Without doubt some of the most important and significant people in my children’s lives are their biological mother and father. I’ve previously blogged on them describing them as ghosts that lurk in the shadows of our lives and consciousness.
Over the past few weeks other birth family members have begun to step into the light and it has been a very interesting experience for a multitude of reasons.
For whatever reasons we never got the chance to meet birth mum and dad, we said we were willing but it just didn’t come together. Having been filmed for the BBC we knew that we were known to them and had heard through an intermediary there was no animosity towards us.

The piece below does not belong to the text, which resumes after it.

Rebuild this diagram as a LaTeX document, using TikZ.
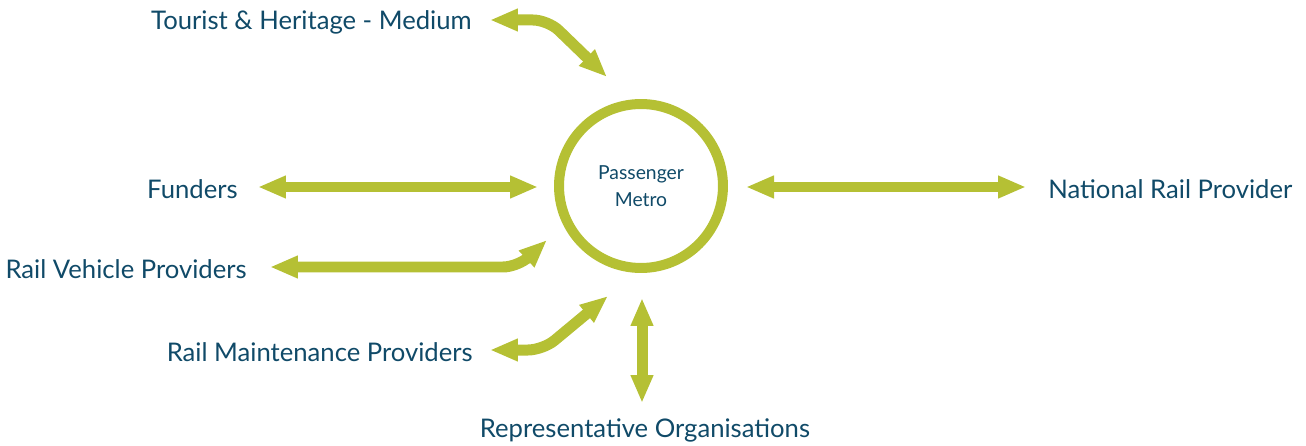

We heard no more for 15 years until this summer when ‘Matilda’ a sibling, younger than Sarah and older than Gracie and Ginger found us.
After the initial whirlwind of discovery slow and careful contact has been made. Culminating a few days ago when Mrs C sat with our children’s birth aunt, a very emotive and profound experience for them both. She was little more than a child at the time of her niece and nephew’s move into care. Hearing the impact that this move and the events and circumstances had on her and the wider family has been a not unexpected revelation. The stories of the lack of information, the differing version of events, the mess and the pain for the wider birth family and the long term damage the removal caused.
In the midst of it all we hear of our annual letters coming to the family, being passed from member to member bringing news and hope.
Mrs C dutifully wrote the annual letters to Birth Mum and Dad, there was a limited response in the early days but even this dried up after a few years.
However, at the forefront of our minds was the benefit that the letters were for our three. So Mrs C persisted even when there was no response.
Thinking now I can imagine what I would write in their circumstance, how to reply, what to say, what not to say, lives lived in stalled grief and continuing pain. What could they write?
Mrs C would agonise over what to write each year, I would watch TV, if I confess avoiding the task out of laziness and confidence in her wisdom and writing skills.
Mrs C saw it very clearly, we're building for the future, maintaining a positive link, offering hope and trying to ensure that a link could be maintained. We were demonstrating to our children our lack of enmity to their parents through our actions.
As the three grew we would show them the letters and they’d help pick photos we included. It was an opportunity to revisit events, reframe memories and bring context to growing understanding. We would promote empathy and respect , listen to thoughts and feelings.
When Sarah got to 18 and having not had a response in nearly 10 years we stopped.
But Mrs C and the Aunt’s meeting this week justified all the work she’d put in; the chore, the conflicting emotions, the disheartening lack of reply. We know now that the letters found their audience and forged a delicate and essential link. We now that they were eagerly awaited and passed from hand to hand bringing news of children lost.
We aware that we are at the beginning of a new chapter and there have been lots of tears. But we are confident that there is no rush our children have their lives to restore and establish relationships with their first family.
I am grateful as I know that for some children and families the hope of contact is incomprehensible, impractical and dangerous.
For us we always knew that this day would come. Thankfully we had already begun to build bridges.